A number of Western Australian housing and homelessness agencies come together every two years to carry out a survey of people sleeping rough. It is called Perth Registry Week, and this year the survey was done between 8 and 19 February. This year, for the first time, the survey was conducted across seven local government areas: Perth CBD, Vincent, Victoria Park, Rockingham, Kwinana, Joondalup and Wanneroo. I am very pleased and proud that my council, the Town of Victoria Park, participated and was one of the funders of this year's Perth Registry Week.

But the story so far is a sad and sorry one. In Perth, we have families living rough. This year we had the youngest ever homelessness statistic: a two-week-old baby. What a disgrace. Imagine that for a moment: the birth of a child, a much-anticipated and celebrated occasion, a time of joy for families. For this young baby, it is a bleak future indeed. That baby is condemned to be homeless with her family on the streets of Perth. Shame on the Turnbull government for turning its back on those who are most in need.

There are many families living on the streets of Perth. Seven families, including one young family under 25, were surveyed. One family, who were identified as in high acute need and sleeping rough, were referred to a refuge. Another one was admitted to a refuge. Five families will require affordable housing and short-term support. All of those families were headed up by women. The average age of the head of the household is just over 34 years. As I said before, the youngest child was just two weeks old. The average time that homeless families remain homeless in Western Australia is over a year. That is over a year for families with children living rough on the streets. The majority of families interviewed were single-parent families. There were only two families that had two heads in the household. Three of the families surveyed had been victims of domestic violence and had also been victims of violence since becoming homeless.

Five of the families surveyed identified as Aboriginal or Torres Strait Islander. Three families reported having insufficient income to cover all expenses. Twenty children, all but two, were with their parents. The largest household had four children sleeping rough on the streets. Aboriginal and Torres Strait Islander people were well and truly over-represented in the statistics that were collected in the Perth region. Whether as families or individuals, they were sleeping rough. Almost half surveyed were Aboriginal and Torres Strait Islander people.

Violence now stands out more starkly than ever before in other Perth Registry Week surveys, with over half of the respondents reporting instances of violence and brain injury. All had experienced violence since becoming homeless. Whether they were families or individuals, that issue of violence remains real. It is a threat for those sleeping rough.

Perth's homeless are young. The head of families are just 34 years of age, and the average age of those over the age of 25—the survey makes a distinction between those under 25 and those over 25—was just 40. Again, this dispels the myth that somehow those who are homelessness are largely older men. It is not true. I am sure that these statistics collected in Perth would be replicated across the country.
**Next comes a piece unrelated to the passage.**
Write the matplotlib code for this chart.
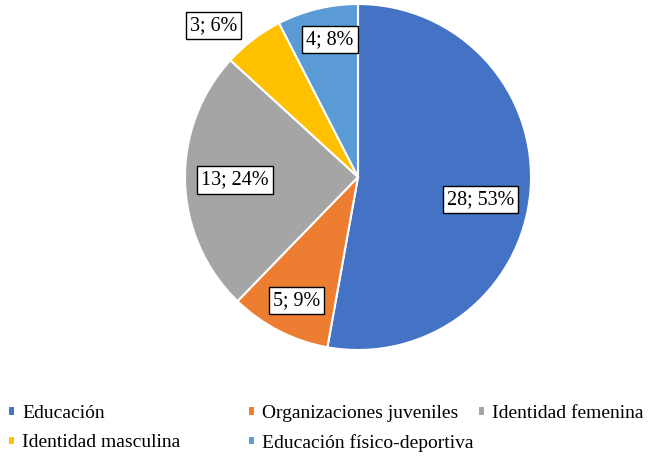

Whilst a more thorough analysis of the survey is being done, those who find themselves homeless are very clear in what they want. They want to feel safe, they want to be safe and they want to have a home. It is a basic need which, by anyone's standards, should be met, and yet the Turnbull government has done absolutely nothing. It has not had a housing minister. It has not developed any real policy. The sector has had to come here every year begging for funding to be continued. The government likes to slam the successful programs that Labor had in place, and yet it sits on its hands. The homeless of Australia cannot wait for the government. Those who need affordable housing, whether it is to rent or to purchase, cannot wait either. Yet all we hear from those opposite is that somehow we have to guard the negative gearing scheme, because the Turnbull government is only interested in those who are buying their seventh home, not those who are struggling to either rent or buy their first home.

Homelessness should not be a problem in a prosperous country such as Australia. The government needs to act, and it needs to act now.